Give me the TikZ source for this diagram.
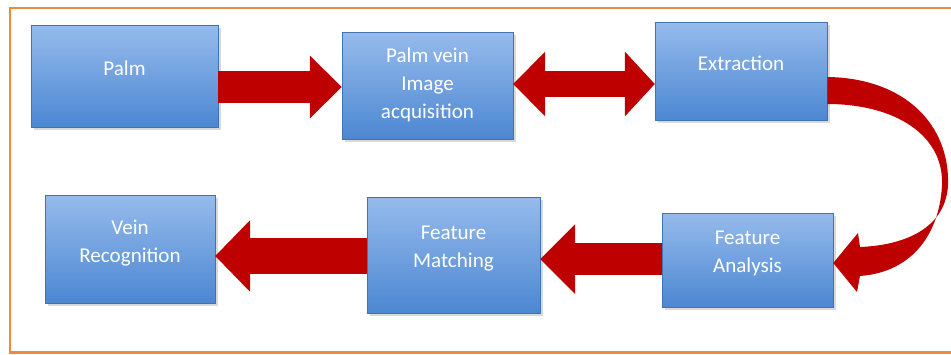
\documentclass[tikz,border=0pt]{standalone}
\usepackage{fontspec}
\setmainfont{Carlito}
\usetikzlibrary{arrows.meta,shadows}
\definecolor{boxtop}{RGB}{150,187,236}
\definecolor{boxbot}{RGB}{76,135,210}
\definecolor{arrowred}{RGB}{190,0,0}
\definecolor{frameorange}{RGB}{236,138,62}
\begin{document}
\begin{tikzpicture}[x=0.02cm, y=-0.02cm,
	box/.style={top color=boxtop, bottom color=boxbot, draw=boxbot!85!black, line width=0.3pt, text=white, align=center, font=\fontsize{12}{16}\selectfont, minimum width=3.44cm, minimum height=2.04cm, text depth=9pt, drop shadow={shadow xshift=1.5pt, shadow yshift=-1.5pt, opacity=0.3}},
	flow/.style={arrowred, line width=#1}]
			\useasboundingbox (0,0) rectangle (951,355);
			\draw[frameorange, line width=0.06cm] (10,8) rectangle (952,352);
			\node[box, minimum width=3.74cm] (palm) at (124.5,76) {Palm};
			\node[box, minimum width=3.42cm, minimum height=2.14cm, text depth=3pt] (acq) at (427.5,85.5) {Palm vein\\Image\\acquisition};
			\node[box, minimum height=1.96cm] (extr) at (741,71) {Extraction};
			\node[box, minimum width=3.4cm, minimum height=2.16cm] (vrec) at (130,249) {Vein\\Recognition};
			\node[box, minimum width=3.46cm, minimum height=2.32cm] (fmatch) at (453.5,255) {Feature\\Matching};
			\node[box, minimum width=3.42cm, minimum height=1.88cm] (fana) at (747.5,260) {Feature\\Analysis};
			\draw[flow=0.66cm, -{Triangle[length=0.64cm, width=1.26cm, line width=0pt]}] (palm.east |- 0,87) -- (acq.west |- 0,87);
			\draw[flow=0.54cm, {Triangle[length=0.64cm, width=1.3cm, line width=0pt]}-{Triangle[length=0.6cm, width=1.3cm, line width=0pt]}] (acq.east |- 0,84) -- (extr.west |- 0,84);
			\fill[arrowred] (extr.east |- 0,77) .. controls (905,78) and (950,125) .. (948,185) .. controls (946,225) and (910,245) .. (860,247) -- (858,233) -- (fana.east |- 0,263) -- (857,292) -- (860,276) .. controls (915,272) and (940,230) .. (942,185) .. controls (944,135) and (895,104) .. (extr.east |- 0,104) -- cycle;
			\draw[flow=0.64cm, -{Triangle[length=0.7cm, width=1.4cm, line width=0pt]}] (fana.west |- 0,259) -- (fmatch.east |- 0,259);
			\draw[flow=0.74cm, -{Triangle[length=0.7cm, width=1.44cm, line width=0pt]}] (fmatch.west |- 0,256) -- (vrec.east |- 0,256);
		\end{tikzpicture}
\end{document}
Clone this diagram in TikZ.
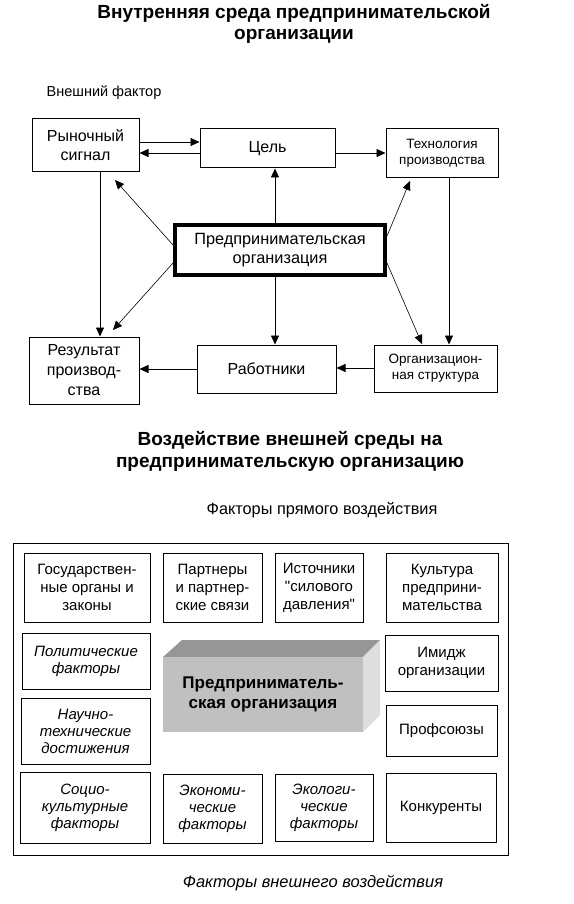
..........
## Given exercise
Reproduce each entry precisely, dropping only the pictures.

## Written answer
Give me the TikZ source for this diagram.
\documentclass[tikz,border=0pt]{standalone}
\usepackage{fontspec}
\setmainfont{Carlito}
\usetikzlibrary{arrows.meta,shadows}
\definecolor{boxtop}{RGB}{150,187,236}
\definecolor{boxbot}{RGB}{76,135,210}
\definecolor{arrowred}{RGB}{190,0,0}
\definecolor{frameorange}{RGB}{236,138,62}
\begin{document}
\begin{tikzpicture}[x=0.02cm, y=-0.02cm,
	box/.style={top color=boxtop, bottom color=boxbot, draw=boxbot!85!black, line width=0.3pt, text=white, align=center, font=\fontsize{12}{16}\selectfont, minimum width=3.44cm, minimum height=2.04cm, text depth=9pt, drop shadow={shadow xshift=1.5pt, shadow yshift=-1.5pt, opacity=0.3}},
	flow/.style={arrowred, line width=#1}]
			\useasboundingbox (0,0) rectangle (951,355);
			\draw[frameorange, line width=0.06cm] (10,8) rectangle (952,352);
			\node[box, minimum width=3.74cm] (palm) at (124.5,76) {Palm};
			\node[box, minimum width=3.42cm, minimum height=2.14cm, text depth=3pt] (acq) at (427.5,85.5) {Palm vein\\Image\\acquisition};
			\node[box, minimum height=1.96cm] (extr) at (741,71) {Extraction};
			\node[box, minimum width=3.4cm, minimum height=2.16cm] (vrec) at (130,249) {Vein\\Recognition};
			\node[box, minimum width=3.46cm, minimum height=2.32cm] (fmatch) at (453.5,255) {Feature\\Matching};
			\node[box, minimum width=3.42cm, minimum height=1.88cm] (fana) at (747.5,260) {Feature\\Analysis};
			\draw[flow=0.66cm, -{Triangle[length=0.64cm, width=1.26cm, line width=0pt]}] (palm.east |- 0,87) -- (acq.west |- 0,87);
			\draw[flow=0.54cm, {Triangle[length=0.64cm, width=1.3cm, line width=0pt]}-{Triangle[length=0.6cm, width=1.3cm, line width=0pt]}] (acq.east |- 0,84) -- (extr.west |- 0,84);
			\fill[arrowred] (extr.east |- 0,77) .. controls (905,78) and (950,125) .. (948,185) .. controls (946,225) and (910,245) .. (860,247) -- (858,233) -- (fana.east |- 0,263) -- (857,292) -- (860,276) .. controls (915,272) and (940,230) .. (942,185) .. controls (944,135) and (895,104) .. (extr.east |- 0,104) -- cycle;
			\draw[flow=0.64cm, -{Triangle[length=0.7cm, width=1.4cm, line width=0pt]}] (fana.west |- 0,259) -- (fmatch.east |- 0,259);
			\draw[flow=0.74cm, -{Triangle[length=0.7cm, width=1.44cm, line width=0pt]}] (fmatch.west |- 0,256) -- (vrec.east |- 0,256);
		\end{tikzpicture}
\end{document}
Clone this diagram in TikZ.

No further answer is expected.